Bertram Rantin

Rantin: A grand day for grandparents

Brishaiy Bolton's impressions of her grandparents exceed the birthday presents, Sunday-evening meals and everyday hugs and kisses.

These are things to be valued, for sure, but her reflections don't end there.

"There are times when it's not just about gifts and giving," Bolton said. "It's about the conversations we share, the needed advice or just that sweet 'I love you' I would like to hear every day."

On Thursday, the Lower Richland High School junior and her classmates said "I love you" back.

For the third year, the Richland 1 school gave grandparents the royal treatment during a celebration in their honor.

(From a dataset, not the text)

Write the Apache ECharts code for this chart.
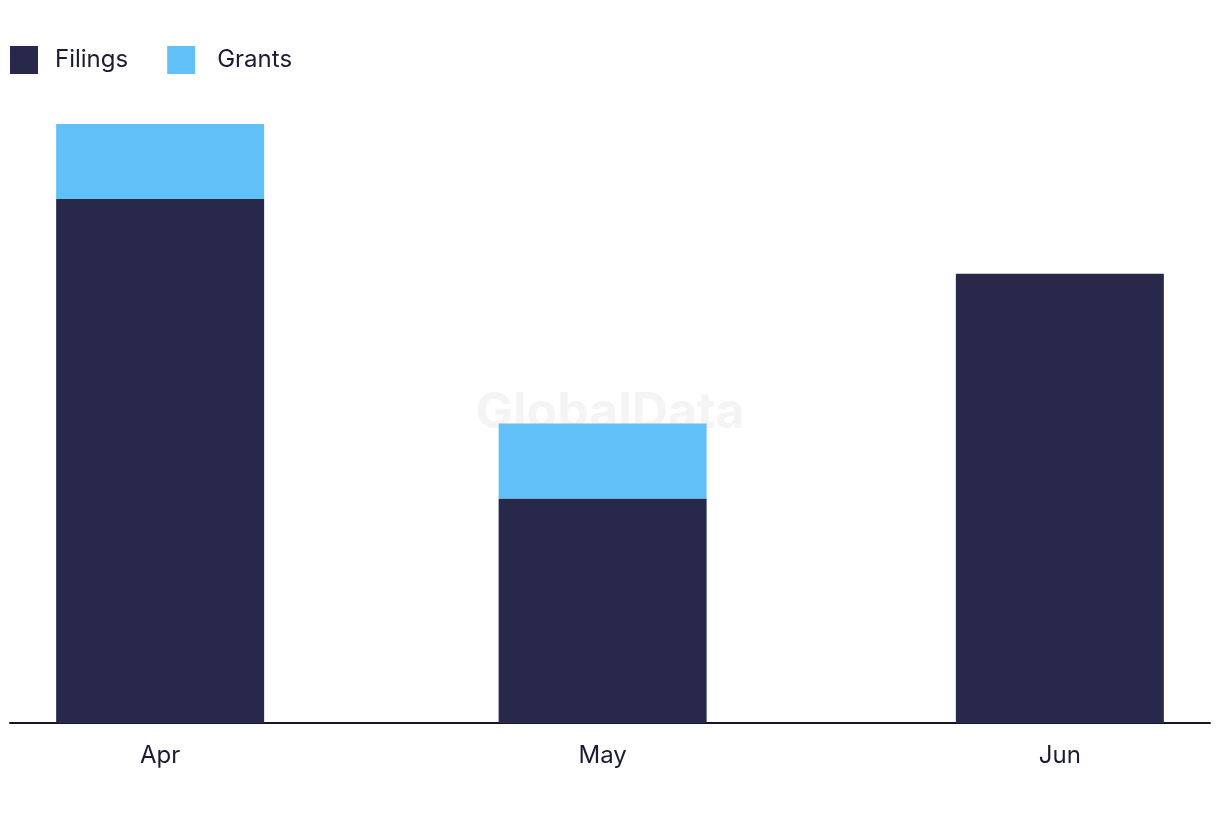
<!DOCTYPE html>
<html>
<head>
<meta charset="utf-8">
<script src="https://cdn.jsdelivr.net/npm/echarts@6/dist/echarts.min.js"></script>
<style>
html,body{margin:0;padding:0;background:#fff;}
#chart{width:1220px;height:822px;}
</style>
</head>
<body>
<div id="chart"></div>
<script>
const months = ['Apr', 'May', 'Jun'];
const monthDates = ['2024-04-01', '2024-05-01', '2024-06-01'];
const filings = [7, 3, 6];
const grants = [1, 1, 0];

const DAY = 86400000;
const ts = monthDates.map(d => Date.parse(d + 'T00:00:00Z'));

// visible padding (in days) either side of the first/last month; ECharts widens a
// time axis by the bar width, so shrink the raw padding to compensate.
const plotW = 1200, barW = 208, visiblePad = 10.18;
const span = (ts[2] - ts[0]) / DAY;
const rawRange = (span + 2 * visiblePad) * (1 - barW / plotW);
const pad = (rawRange - span) / 2 * DAY;

const chart = echarts.init(document.getElementById('chart'));
const font = 'Inter, "Noto Sans", sans-serif';
chart.setOption({
  animation: false,
  useUTC: true,
  textStyle: { fontFamily: font },
  legend: {
    left: 5, top: 41,
    itemWidth: 28, itemHeight: 28, itemGap: 39,
    icon: 'rect',
    textStyle: { fontSize: 24, color: '#1b1b33', fontFamily: font, padding: [0, 0, 0, 12] },
    data: ['Filings', { name: 'Grants', textStyle: { padding: [0, 0, 0, 17] } }]
  },
  graphic: [{
    type: 'text', left: 'center', top: 388, z: -10, silent: true,
    style: { text: 'GlobalData', fontSize: 50, fontWeight: 'bold', fill: '#f4f4f4', fontFamily: font }
  }],
  grid: { left: 10, right: 10, top: 124, bottom: 99 },
  xAxis: {
    type: 'time',
    min: ts[0] - pad, max: ts[2] + pad,
    splitNumber: 3,
    axisLine: { show: true, onZero: false, lineStyle: { color: '#14142b', width: 2 } },
    axisTick: { show: false },
    splitLine: { show: false },
    axisLabel: {
      fontSize: 24, color: '#1b1b33', margin: 21, fontFamily: font, fontWeight: 'normal',
      formatter: v => { const i = ts.indexOf(v); return i >= 0 ? months[i] : ''; }
    }
  },
  yAxis: { type: 'value', min: 0, max: 8, show: false, splitLine: { show: false } },
  series: [
    { name: 'Filings', type: 'bar', stack: 'a', barWidth: barW, itemStyle: { color: '#28284b' },
      data: ts.map((t, i) => [t, filings[i]]) },
    { name: 'Grants', type: 'bar', stack: 'a', barWidth: barW, itemStyle: { color: '#62c0f9' },
      data: ts.map((t, i) => [t, grants[i]]) }
  ]
});
</script>
</body>
</html>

"We want to nurture the connection between grandparents and their children," said Sallie Lakin, Lower Richland's parent and community liaison. "We just take this opportunity to say thank you."

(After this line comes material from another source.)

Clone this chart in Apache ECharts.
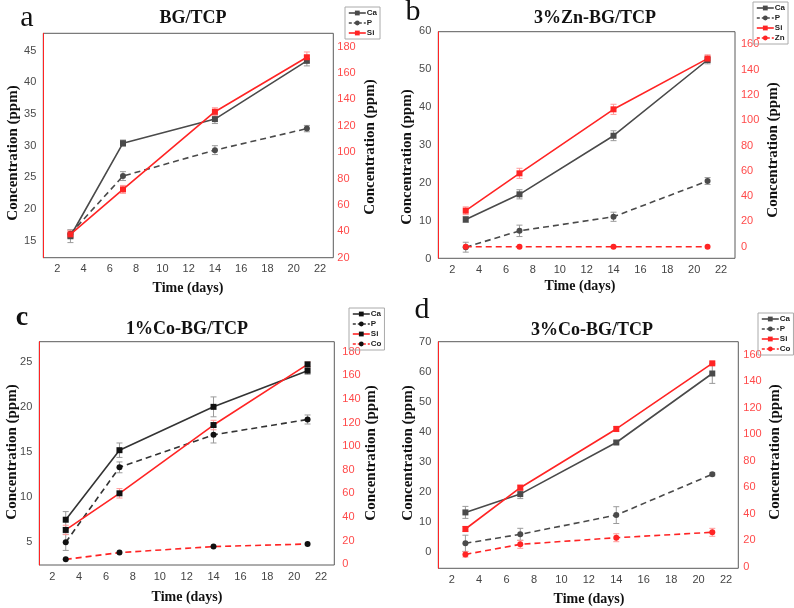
<!DOCTYPE html>
<html>
<head>
<meta charset="utf-8">
<script src="https://cdn.jsdelivr.net/npm/echarts@6/dist/echarts.min.js"></script>
<style>
html, body { margin: 0; padding: 0; background: #fff; }
#chart { width: 794px; height: 608px; }
</style>
</head>
<body>
<div id="chart"></div>
<script>
const days = [3, 7, 14, 21]

// a: BG/TCP
const caA = [15.7, 30.4, 34.2, 43.4]
const caAErr = [1.0, 0.5, 0.7, 0.8]
const pA = [16.1, 25.2, 29.3, 32.7]
const pAErr = [0.6, 0.7, 0.7, 0.5]
const siA = [37.7, 71.8, 130.7, 172]
const siAErr = [3, 3, 3, 4]

// b: 3%Zn-BG/TCP
const caB = [10.4, 17.0, 32.4, 52.3]
const caBErr = [0.8, 1.2, 1.3, 1.0]
const pB = [3.1, 7.4, 11.1, 20.5]
const pBErr = [1.3, 1.5, 1.2, 0.9]
const siB = [28.5, 58, 108.6, 148.7]
const siBErr = [3, 4, 4, 3]
const znB = [0, 0, 0, 0]

// c: 1%Co-BG/TCP
const caC = [7.5, 15.2, 20.0, 24.0]
const caCErr = [0.9, 0.8, 1.1, 0.4]
const pC = [5.0, 13.3, 16.9, 18.6]
const pCErr = [0.9, 0.6, 0.9, 0.5]
const siC = [29.1, 60.1, 117.9, 169.3]
const siCErr = [4, 4, 4, 2]
const coC = [4.2, 9.9, 15.0, 17.2]

// d: 3%Co-BG/TCP
const caD = [13.1, 19.2, 36.4, 59.4]
const caDErr = [2.0, 1.5, 0.5, 3.3]
const pD = [2.8, 5.8, 12.2, 25.8]
const pDErr = [2.7, 2.0, 2.8, 0.5]
const siD = [28.5, 59.7, 104.1, 153.7]
const siDErr = [2, 2, 2, 1]
const coD = [9.3, 16.9, 21.9, 26.0]
const coDErr = [2, 3, 3, 3]

const xTicks = { min: 2, max: 22, interval: 2 }

const GRAY = '#4a4a4a'
const RED = '#ff2424'
const RED_LABEL = '#ff4a4a'
const ERR_GRAY = '#9a9a9a'
const ERR_RED = '#ff9a9a'

const SANS = '"Liberation Sans", Arial, sans-serif'
const SERIF = '"Liberation Serif", "Times New Roman", serif'

// layout of each panel (pixels)
const panels = [
  {
    id: 'a', title: 'BG/TCP', letter: [27, 18], letterFont: 'normal 30px',
    titlePos: [193, 18],
    box: [43.3, 33.3, 333.3, 257.7], xPx: [57.3, 320],
    left: { min: 15, max: 45, interval: 5, top: 50.7, bottom: 240.7 },
    right: { min: 20, max: 180, interval: 20, top: 46.7, bottom: 257.7, margin: 4 },
    yTitleL: [13, 153], yTitleR: [370, 147], xTitle: [188, 288],
    legend: [345, 7],
    series: [
      { name: 'Ca', data: caA, err: caAErr, side: 'L', symbol: 'rect', color: GRAY },
      { name: 'P', data: pA, err: pAErr, side: 'L', symbol: 'circle', color: GRAY, dashed: true },
      { name: 'Si', data: siA, err: siAErr, side: 'R', symbol: 'rect', color: RED }
    ]
  },
  {
    id: 'b', title: '3%Zn-BG/TCP', letter: [413, 12], letterFont: 'normal 30px',
    titlePos: [595, 18],
    box: [438.3, 31.7, 735, 258.3], xPx: [452.3, 721],
    left: { min: 0, max: 60, interval: 10, top: 30.7, bottom: 259 },
    right: { min: 0, max: 160, interval: 20, top: 44.3, bottom: 246.7, margin: 6 },
    yTitleL: [407, 157], yTitleR: [773, 150], xTitle: [580, 286],
    legend: [753, 2],
    series: [
      { name: 'Ca', data: caB, err: caBErr, side: 'L', symbol: 'rect', color: GRAY },
      { name: 'P', data: pB, err: pBErr, side: 'L', symbol: 'circle', color: GRAY, dashed: true },
      { name: 'Si', data: siB, err: siBErr, side: 'R', symbol: 'rect', color: RED },
      { name: 'Zn', data: znB, side: 'R', symbol: 'circle', color: RED, dashed: true }
    ]
  },
  {
    id: 'c', title: '1%Co-BG/TCP', letter: [22, 318], letterFont: 'bold 28px',
    titlePos: [187, 329],
    box: [39.3, 341.7, 334.3, 565], xPx: [52.3, 321],
    left: { min: 5, max: 25, interval: 5, top: 361.7, bottom: 542.3 },
    right: { min: 0, max: 180, interval: 20, top: 351.7, bottom: 564.3, margin: 8 },
    yTitleL: [12, 452], yTitleR: [371, 453], xTitle: [187, 597],
    legend: [349, 308],
    marker: '#111',
    series: [
      { name: 'Ca', data: caC, err: caCErr, side: 'L', symbol: 'rect', color: '#333' },
      { name: 'P', data: pC, err: pCErr, side: 'L', symbol: 'circle', color: '#333', dashed: true },
      { name: 'Si', data: siC, err: siCErr, side: 'R', symbol: 'rect', color: RED },
      { name: 'Co', data: coC, side: 'R', symbol: 'circle', color: RED, dashed: true }
    ]
  },
  {
    id: 'd', title: '3%Co-BG/TCP', letter: [422, 310], letterFont: 'normal 30px',
    titlePos: [592, 330],
    box: [438.3, 341.7, 738.3, 568.3], xPx: [451.7, 726],
    left: { min: 0, max: 70, interval: 10, top: 341.7, bottom: 551.7 },
    right: { min: 0, max: 160, interval: 20, top: 355, bottom: 566.7, margin: 5 },
    yTitleL: [408, 453], yTitleR: [775, 452], xTitle: [589, 599],
    legend: [758, 313],
    series: [
      { name: 'Ca', data: caD, err: caDErr, side: 'L', symbol: 'rect', color: GRAY },
      { name: 'P', data: pD, err: pDErr, side: 'L', symbol: 'circle', color: GRAY, dashed: true },
      { name: 'Si', data: siD, err: siDErr, side: 'R', symbol: 'rect', color: RED },
      { name: 'Co', data: coD, err: coDErr, side: 'R', symbol: 'circle', color: RED, dashed: true }
    ]
  }
]

function errorBars (params, api) {
  const x = api.value(0)
  const v = api.value(1)
  const e = api.value(2)
  const hi = api.coord([x, v + e])
  const lo = api.coord([x, v - e])
  const style = { stroke: api.visual('color'), lineWidth: 1 }
  return {
    type: 'group',
    children: [
      { type: 'line', shape: { x1: hi[0], y1: hi[1], x2: lo[0], y2: lo[1] }, style },
      { type: 'line', shape: { x1: hi[0] - 3, y1: hi[1], x2: hi[0] + 3, y2: hi[1] }, style },
      { type: 'line', shape: { x1: lo[0] - 3, y1: lo[1], x2: lo[0] + 3, y2: lo[1] }, style }
    ]
  }
}

const grid = []
const xAxis = []
const yAxis = []
const series = []
const legend = []
const graphic = []

panels.forEach(p => {
  const [bl, bt, br, bb] = p.box
  const [x0, x1] = p.xPx
  const g = grid.length

  // frame of the panel
  grid.push({ left: bl, top: bt, width: br - bl, height: bb - bt, show: true, borderColor: '#5a5a5a', borderWidth: 1, outerBoundsMode: 'none' })
  xAxis.push({ gridIndex: g, type: 'value', min: 0, max: 1, show: false })
  yAxis.push({
    gridIndex: g, type: 'value', min: 0, max: 1, position: 'right',
    axisLine: { show: true, lineStyle: { color: RED, width: 1 } },
    axisTick: { show: false }, axisLabel: { show: false }, splitLine: { show: false }
  })

  // left value axis + visible time axis
  grid.push({ left: x0, top: p.left.top, width: x1 - x0, height: p.left.bottom - p.left.top, outerBoundsMode: 'none' })
  xAxis.push({
    gridIndex: g + 1, type: 'value', ...xTicks,
    offset: bb - p.left.bottom,
    axisLine: { show: false }, axisTick: { show: false }, splitLine: { show: false },
    axisLabel: { color: '#444', fontSize: 11, fontFamily: SANS, margin: 6 }
  })
  yAxis.push({
    gridIndex: g + 1, type: 'value', min: p.left.min, max: p.left.max, interval: p.left.interval,
    position: 'left', offset: x0 - bl,
    axisLine: { show: false }, axisTick: { show: false }, splitLine: { show: false },
    axisLabel: { color: '#4a4a4a', fontSize: 11, fontFamily: SANS, margin: 7 }
  })

  // right value axis
  grid.push({ left: x0, top: p.right.top, width: x1 - x0, height: p.right.bottom - p.right.top, outerBoundsMode: 'none' })
  xAxis.push({ gridIndex: g + 2, type: 'value', ...xTicks, show: false })
  yAxis.push({
    gridIndex: g + 2, type: 'value', min: p.right.min, max: p.right.max, interval: p.right.interval,
    position: 'right', offset: br - x1,
    axisLine: { show: false }, axisTick: { show: false }, splitLine: { show: false },
    axisLabel: { color: RED_LABEL, fontSize: 11, fontFamily: SANS, margin: p.right.margin }
  })

  const legendData = []
  p.series.forEach(s => {
    const idx = s.side === 'L' ? g + 1 : g + 2
    const name = s.name + '_' + p.id
    legendData.push({
      name,
      lineStyle: { color: s.color, width: 1.6, type: s.dashed ? [3, 2] : 'solid' }
    })
    series.push({
      name,
      type: 'line',
      xAxisIndex: idx,
      yAxisIndex: idx,
      data: days.map((d, i) => [d, s.data[i]]),
      symbol: s.symbol,
      symbolSize: 6,
      clip: false,
      z: 3,
      itemStyle: { color: p.marker || s.color },
      lineStyle: { color: s.color, width: 1.6, type: s.dashed ? [6, 4] : 'solid' }
    })
    if (s.err) {
      series.push({
        type: 'custom',
        xAxisIndex: idx,
        yAxisIndex: idx,
        renderItem: errorBars,
        itemStyle: { color: s.color === RED ? ERR_RED : ERR_GRAY },
        encode: { x: 0, y: 1 },
        data: days.map((d, i) => [d, s.data[i], s.err[i]]),
        z: 2,
        silent: true
      })
    }
  })

  legend.push({
    data: legendData,
    orient: 'vertical',
    left: p.legend[0],
    top: p.legend[1],
    itemWidth: 17,
    itemHeight: 6,
    itemGap: 2,
    padding: [2, 3, 2, 3],
    borderColor: '#aaa',
    borderWidth: 1,
    selectedMode: false,
    formatter: n => n.split('_')[0],
    textStyle: { fontSize: 8, fontWeight: 'bold', fontFamily: SANS, color: '#222', padding: [0, 0, 0, -4] }
  })

  graphic.push(
    { type: 'text', x: p.letter[0], y: p.letter[1], style: { text: p.id, font: p.letterFont + ' ' + SERIF, fill: '#111', align: 'center', verticalAlign: 'middle' } },
    { type: 'text', x: p.titlePos[0], y: p.titlePos[1], style: { text: p.title, font: 'bold 18px ' + SERIF, fill: '#111', align: 'center', verticalAlign: 'middle' } },
    { type: 'text', x: p.xTitle[0], y: p.xTitle[1], style: { text: 'Time (days)', font: 'bold 14px ' + SERIF, fill: '#111', align: 'center', verticalAlign: 'middle' } },
    { type: 'text', x: p.yTitleL[0], y: p.yTitleL[1], rotation: Math.PI / 2, style: { text: 'Concentration (ppm)', font: 'bold 15px ' + SERIF, fill: '#111', align: 'center', verticalAlign: 'middle' } },
    { type: 'text', x: p.yTitleR[0], y: p.yTitleR[1], rotation: Math.PI / 2, style: { text: 'Concentration (ppm)', font: 'bold 15px ' + SERIF, fill: '#111', align: 'center', verticalAlign: 'middle' } }
  )
})

const myChart = echarts.init(document.getElementById('chart'))
myChart.setOption({
  backgroundColor: '#fff',
  animation: false,
  grid,
  xAxis,
  yAxis,
  legend,
  series,
  graphic
})
</script>
</body>
</html>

About 150 grandparents turned out for Thursday's program, which included breakfast, performances by some of the school's musical groups and student tributes.

"Just like I need love and affection from them, they need it from me," Bolton read from her essay to the gathering.

Her affection for her grandparents - Allen and Carolyn Green, who drove in from Savannah - was echoed by other students.

Lower Richland junior Lowell Dixon, who lives with his grandparents Larry and Wanda Hamilton, said he's already built some special memories of his times spent with them.

"They always help me through whatever I have going on," he said.

Dixon's grandmother said she was grateful for that affirmation, as well as the recognition. "It shows they're not just interested in the children but also those who have been there for them," she said.

Lower Richland principal Marvin Byers said Thursday's program was an affirmation of the strong relationships between seniors and students in the community. "It's basically just connecting the past to the present," Byers said.

Lakin said, since the school began the recognition program two years ago, there has been increased involvement among grandparents at the school.

That has been evident, she noted, by their attendance at school events and a more active role in monitoring student performance. And it's an involvement most students welcome, she added.

"When you talk to the students, you hear how much they love their grandparents," Lakin said.

Bolton said that's the message students hoped to convey Thursday. "Now they know that we appreciate them," she said.